Infine il progetto OCSE. Il documento non a caso è stato preparato oltre che da docenti universitari (che sono notoriamente incapaci di pratica giornaliera) anche da Confindustria e sindacati. Sembra scritto mescolando frasi fatte e infatti contiene proposte che si leggono ovunque. In questo caso, quello che ha scritto il 7 Aprile Salvatore Settis su “La Repubblica” è semplicemente illuminante, quando dice ad esempio “Cominciamo male, con un frivolo slogan: trasformare L’Aquila in una smart city. Continuiamo peggio: perché L’Aquila diventi intelligente occorre farne «un prototipo, un laboratorio vivente, uno studio di caso, che sfrutti nuove tecnologie per migliorare la qualità della vita». Di nuovo c’è una visione distorta di quello che potrebbe fare la scienza che in questo caso di nuovo invece coincide con la tecnologia, l’informatica, l’architettura, ecc.
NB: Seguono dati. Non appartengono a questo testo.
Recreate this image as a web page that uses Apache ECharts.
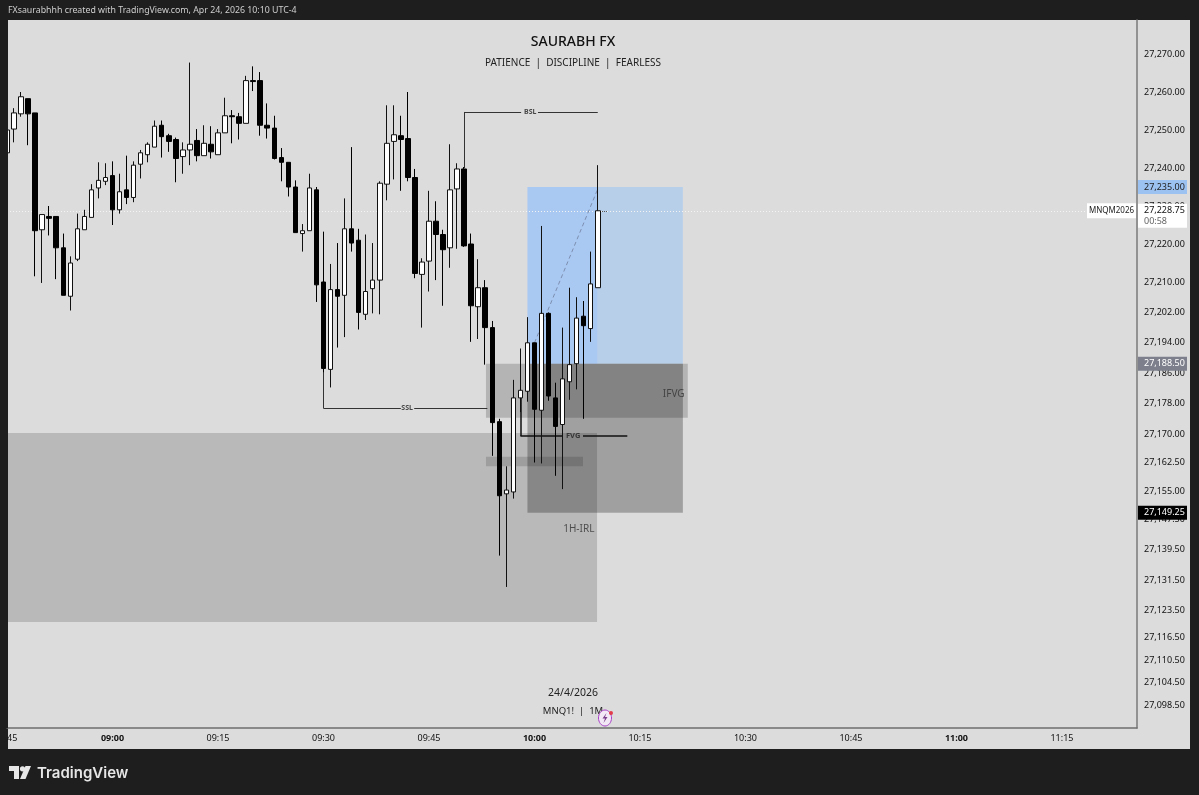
<!DOCTYPE html>
<html>
<head>
<meta charset="utf-8">
<title>SAURABH FX</title>
<script src="https://cdn.jsdelivr.net/npm/echarts@6/dist/echarts.min.js"></script>
<style>
  html, body { margin: 0; padding: 0; background: #1e1e1e; }
  #chart { width: 1199px; height: 795px; }
</style>
</head>
<body>
<div id="chart"></div>
<script>
// one candle per minute, first one is 08:45 (minutes since midnight)
const startMinute = 525
const opens = [27244,27250.25,27254.25,27258.25,27254.5,27223.75,27227.25,27227.25,27219,27206.25,27216,27223.75,27227,27234.75,27236.5,27238,27229,27234.25,27232.25,27241,27243.5,27245.5,27251.25,27248.5,27247.5,27243,27244.75,27247.25,27243.25,27246.25,27243.5,27249.25,27253.75,27253.5,27251.75,27263,27263,27251.25,27250.5,27242.75,27241.5,27235,27222.75,27223.5,27234.25,27210,27187,27208,27206.5,27224,27221,27201.5,27208.25,27210.5,27235.75,27247,27248.5,27247.75,27237.5,27212,27215.5,27226,27222.5,27219,27234.5,27239.75,27220,27203.5,27208.5,27198,27173.25,27154.25,27154.75,27179.5,27181.25,27194,27176.25,27201.75,27179.5,27172.5,27183.75,27188.5,27201,27197.75,27208.5]
const closes = [27250,27254.5,27258.75,27254.25,27223.5,27227.75,27226.75,27219,27206.5,27215,27224,27227.25,27234.25,27236.75,27237.5,27229,27233.75,27232.25,27240.75,27244,27246.25,27251,27248.25,27247,27242.5,27244.75,27246.25,27243.25,27246.5,27244.25,27249.25,27253.75,27253.5,27251.75,27263,27262.75,27251.25,27250.5,27242.5,27241.5,27235,27223,27223.5,27234.75,27209.25,27187.25,27208,27206.25,27224,27220.25,27202,27207.5,27210.5,27236,27246.5,27248.75,27247.5,27237.5,27212.25,27215.25,27226,27222.5,27218.5,27234.25,27239.75,27219.5,27203.75,27208.5,27198,27173,27153.75,27155.25,27179.5,27181.5,27194,27176.5,27201.75,27180,27172,27184.5,27188.25,27200.5,27198.5,27209.5,27228.75]
const lows = [27243.75,27246.75,27253.5,27246,27211.5,27209.75,27222.25,27210.75,27206.5,27202.5,27215.5,27223.75,27227,27232,27235.5,27225,27228,27230.5,27231,27237.25,27241.5,27245.5,27242.75,27244.25,27236.25,27238.5,27240.75,27241.75,27243.25,27242.5,27243.5,27249.25,27246.5,27247.5,27251.75,27260.25,27248.5,27247.75,27242.25,27236.5,27232.5,27223,27218,27223.5,27204.75,27186.25,27182.25,27192.75,27195.5,27218,27197.5,27200,27201.75,27201.5,27231.5,27237,27234,27236.5,27211,27198,27207.5,27210.5,27203.75,27213.75,27218.75,27219.25,27194.25,27195,27188.25,27164.25,27138,27129.75,27153,27175.75,27178.5,27162.5,27162.25,27178.75,27159,27155.5,27179,27181.75,27174,27194.25,27208.5]
const highs = [27250.25,27255.75,27260,27258.25,27254.5,27227.75,27230,27227.25,27222.75,27216.75,27228,27229,27235.75,27241.5,27241.25,27241.75,27238.5,27243.25,27241.75,27244.75,27246.75,27252.5,27252.5,27249,27248,27246.75,27267.75,27250.25,27251.25,27251,27250.25,27258.5,27255.25,27254.5,27264.25,27266.75,27265.25,27257,27253.75,27245.25,27241.5,27236.75,27225.25,27238.5,27235,27223.25,27214.75,27220.25,27232,27245.5,27224,27222.5,27220.25,27236.5,27256.5,27256.5,27253.75,27260,27239.75,27216.25,27234,27231.25,27223.75,27246.25,27241.25,27240.25,27222.75,27216,27210.5,27199.75,27174,27161.5,27184.25,27192.5,27200.75,27194,27224.75,27202,27183.5,27198,27208.5,27206,27205,27218,27240.75]

const priceTicks = [27270,27260,27250,27240,27230,27220,27210,27202,27194,27186,27178,27170,27162.5,27155,27147.5,27139.5,27131.5,27123.5,27116.5,27110.5,27104.5,27098.5]
const lastPrice = 27228.75
const targetPrice = 27235
const entryPrice = 27188.5
const stopPrice = 27149.25

// zones: minute from, minute to, price top, price bottom
const irlZone = [525, 608.9, 27170.25, 27120.5]
const targetZoneLeft = [599, 609, targetPrice, entryPrice]
const targetZoneRight = [609, 621.1, targetPrice, entryPrice]
const stopZone = [599, 621.1, entryPrice, stopPrice]
const ifvgZone = [593.1, 621.8, entryPrice, 27174.25]
const fvgStrip = [593.1, 606.9, 27164, 27161.5]

// drawn lines: minute, price, minute, price
const bslLines = [[590, 27254.75, 590, 27240], [590, 27254.75, 598.1, 27254.75], [600.5, 27254.75, 609, 27254.75]]
const sslLines = [[570, 27176.75, 570, 27187.25], [570, 27176.75, 581, 27176.75], [582.9, 27176.75, 593.3, 27176.75]]
const fvgLines = [[598, 27169.5, 598, 27179.75], [598, 27169.5, 604, 27169.5], [606.9, 27169.5, 613.2, 27169.5]]
const tradePath = [[600, 27194], [609, 27234.5]]
const lastPriceDash = [[609.6, lastPrice], [610.4, lastPrice]]

const lineNames = ['BSL', 'SSL', 'FVG']
const lineNameMinutes = [599.4, 581.9, 605.5]
const lineNamePrices = [27254.75, 27176.75, 27169.5]
const zoneNames = ['IFVG', '1H-IRL']
const zoneNameMinutes = [619.8, 606.3]
const zoneNamePrices = [27180.5, 27145]

const FONT = '"Noto Sans", sans-serif'

function zone(z, color) {
  return [
    { xAxis: z[0], yAxis: z[2], itemStyle: { color: color } },
    { xAxis: z[1], yAxis: z[3] }
  ]
}

function segment(s, color, width) {
  return [
    { coord: [s[0], s[1]], lineStyle: { color: color, width: width, type: 'solid' } },
    { coord: [s[2], s[3]] }
  ]
}

function headline(text, left, top, font, size, weight, color) {
  return { text: text, left: left, top: top, padding: 0, textAlign: left === 573 ? 'center' : 'left',
    textStyle: { fontFamily: font, fontSize: size, fontWeight: weight, color: color } }
}

const chart = echarts.init(document.getElementById('chart'))

const option = {
  backgroundColor: '#1e1e1e',
  animation: false,
  grid: { left: 7, right: 62, top: 20, bottom: 67 },
  title: [
    headline('SAURABH FX', 573, 35, FONT, 14, 500, '#111'),
    headline('PATIENCE  |  DISCIPLINE  |  FEARLESS', 573, 58, FONT, 10, 'normal', '#222'),
    headline('24/4/2026', 573, 688, FONT, 10.5, 'normal', '#222'),
    headline('MNQ1!  |  1M', 573, 706, FONT, 9.5, 'normal', '#222'),
    headline('FXsaurabhhh created with TradingView.com, Apr 24, 2026 10:10 UTC-4', 8, 6, FONT, 8.8, 'normal', '#cfcfcf'),
    headline('TradingView', 37, 766, '"Inter", sans-serif', 15, 600, '#e6e6e6')
  ],
  xAxis: {
    type: 'value',
    min: startMinute,
    max: 685.67,
    interval: 15,
    splitLine: { show: false },
    axisTick: { show: false },
    axisLine: { onZero: false, lineStyle: { color: '#6e6e6e', width: 1.5 } },
    axisLabel: {
      margin: 6,
      showMaxLabel: false,
      alignMinLabel: 'left',
      fontFamily: FONT,
      fontSize: 9,
      color: '#111',
      formatter: function (m) {
        const h = Math.floor(m / 60)
        const min = m % 60
        if (m === startMinute) return '45'
        const text = (h < 10 ? '0' : '') + h + ':' + (min < 10 ? '0' : '') + min
        return min === 0 ? '{b|' + text + '}' : text
      },
      rich: { b: { fontFamily: FONT, fontSize: 9, fontWeight: 'bold', color: '#111' } }
    }
  },
  yAxis: {
    type: 'value',
    position: 'right',
    min: 27092.63,
    max: 27278.95,
    scale: true,
    splitLine: { show: false },
    axisTick: { show: false },
    axisLine: { show: true, lineStyle: { color: '#7a7a7a', width: 1.5 } },
    axisLabel: {
      customValues: priceTicks,
      margin: 7,
      padding: [2, 0, 0, 0],
      fontFamily: FONT,
      fontSize: 9,
      color: '#111',
      formatter: function (p) {
        return p.toLocaleString('en-US', { minimumFractionDigits: 2, maximumFractionDigits: 2 })
      }
    }
  },
  series: [
    {
      type: 'candlestick',
      barWidth: 5,
      z: 5,
      encode: { x: 0, y: [1, 2, 3, 4] },
      data: opens.map((o, i) => [startMinute + i, o, closes[i], lows[i], highs[i]]),
      itemStyle: { color: '#ffffff', color0: '#000000', borderColor: '#111111', borderColor0: '#000000', borderWidth: 1 },
      markArea: {
        silent: true,
        data: [
          zone(targetZoneLeft, '#a9c8f2'),
          zone(targetZoneRight, '#b8cfea'),
          zone(irlZone, 'rgba(0,0,0,0.155)'),
          zone(stopZone, 'rgba(0,0,0,0.27)'),
          zone(ifvgZone, 'rgba(0,0,0,0.18)'),
          zone(fvgStrip, 'rgba(0,0,0,0.14)')
        ]
      },
      markLine: {
        silent: true,
        symbol: 'none',
        label: { show: false },
        data: [
          { yAxis: lastPrice, lineStyle: { color: '#f4f4f4', width: 1, type: [1, 2] } }
        ]
      }
    },
    {
      // BSL / SSL / FVG brackets and the trade path, above the candles
      type: 'line',
      z: 6,
      data: [],
      markLine: {
        silent: true,
        symbol: 'none',
        label: { show: false },
        data: bslLines.map(s => segment(s, '#333', 1))
          .concat(sslLines.map(s => segment(s, '#333', 1)))
          .concat(fvgLines.map(s => segment(s, '#111', 1.5)))
          .concat([[
            { coord: tradePath[0], lineStyle: { color: '#7d8fb0', width: 1, type: [4, 3] } },
            { coord: tradePath[1] }
          ], [
            { coord: lastPriceDash[0], lineStyle: { color: '#555', width: 1, type: [1, 1] } },
            { coord: lastPriceDash[1] }
          ]])
      }
    },
    {
      type: 'scatter',
      symbolSize: 0,
      z: 7,
      silent: true,
      label: { show: true, position: 'inside', formatter: '{b}', fontFamily: FONT },
      data: lineNames.map((n, i) => ({
        name: n,
        value: [lineNameMinutes[i], lineNamePrices[i]],
        label: { fontSize: n === 'FVG' ? 7.5 : 7, fontWeight: 'bold', color: '#222' }
      })).concat(zoneNames.map((n, i) => ({
        name: n,
        value: [zoneNameMinutes[i], zoneNamePrices[i]],
        label: { fontSize: 10, color: '#333' }
      })))
    }
  ]
}

chart.setOption(option)

// axis panels behind the grid, price tags on top of the axis labels
function tag(price, text, bg, fg) {
  const y = chart.convertToPixel({ yAxisIndex: 0 }, price)
  return {
    type: 'group',
    z: 100,
    children: [
      { type: 'rect', z: 100, shape: { x: 1138, y: y - 7, width: 49, height: 14 }, style: { fill: bg } },
      { type: 'text', z: 101, style: { x: 1144, y: y, text: text, fill: fg, font: '9px ' + FONT, textVerticalAlign: 'middle' } }
    ]
  }
}

const lastY = chart.convertToPixel({ yAxisIndex: 0 }, lastPrice)

chart.setOption({
  graphic: [
    { type: 'rect', z: -10, silent: true, shape: { x: 8, y: 20, width: 1182, height: 729 }, style: { fill: '#dcdcdc' } },
    // the 08:45 candle is cut off at the panel edge
    { type: 'rect', z: 50, silent: true, shape: { x: 0, y: 20, width: 8, height: 708 }, style: { fill: '#1e1e1e' } },
    tag(targetPrice, '27,235.00', '#9cc2f2', '#222'),
    tag(entryPrice, '27,188.50', '#7d7f8c', '#fff'),
    tag(stopPrice, '27,149.25', '#000', '#fff'),
    { type: 'rect', z: 100, shape: { x: 1087, y: lastY - 7.5, width: 49, height: 15 }, style: { fill: '#fff' } },
    { type: 'text', z: 101, style: { x: 1111.5, y: lastY, text: 'MNQM2026', fill: '#222', font: '8px ' + FONT, textAlign: 'center', textVerticalAlign: 'middle' } },
    { type: 'rect', z: 100, shape: { x: 1138, y: lastY - 7, width: 49, height: 24 }, style: { fill: '#fff' } },
    { type: 'text', z: 101, style: { x: 1144, y: lastY, text: '27,228.75', fill: '#111', font: '9px ' + FONT, textVerticalAlign: 'middle' } },
    { type: 'text', z: 101, style: { x: 1144, y: lastY + 11, text: '00:58', fill: '#666', font: '9px ' + FONT, textVerticalAlign: 'middle' } },
    // replay badge
    { type: 'ellipse', z: 100, shape: { cx: 605, cy: 718, rx: 6.5, ry: 8 }, style: { fill: '#f3e9f6', stroke: '#a83fc7', lineWidth: 1 } },
    { type: 'polygon', z: 101, shape: { points: [[606.5, 713], [602.5, 718.5], [605, 718.5], [603.5, 723], [607.5, 717], [605, 717]] }, style: { fill: '#7a3d8c' } },
    { type: 'circle', z: 102, shape: { cx: 611, cy: 713, r: 2 }, style: { fill: '#e23b4a' } },
    // TradingView logo
    { type: 'polygon', z: 100, shape: { points: [[9, 766], [19, 766], [19, 779], [14, 779], [14, 771], [9, 771]] }, style: { fill: '#e6e6e6' } },
    { type: 'circle', z: 100, shape: { cx: 22.5, cy: 768.8, r: 2.6 }, style: { fill: '#e6e6e6' } },
    { type: 'polygon', z: 100, shape: { points: [[25.5, 766], [31, 766], [25.5, 779], [20, 779]] }, style: { fill: '#e6e6e6' } }
  ]
})

window.addEventListener('resize', chart.resize)
</script>
</body>
</html>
Queste iniziative sono sempre presentate come quelle che risolvono i problemi delle piccole e medie imprese (è venuto persino un ministro a spiegarlo). Poi però arrivano le solite mega industrie che ingoiano solo soldi che accodano qualche utile idiota di provenienza universitaria e tutto si risolve nella retorica dello sviluppo e della grande industria. La scienza non può risollevare L’Aquila anzi, iniziative di questo genere l’affosseranno (leggi Università). Tutto ciò serve per mettere fumo negli occhi della gente e dare lustro molto temporaneo ai politici. Sono proposte basate su pochi soldi (forse virtuali) mentre per ricostruire il centro storico (e quindi gli aquilani) ci servono soldi veri, e tanti!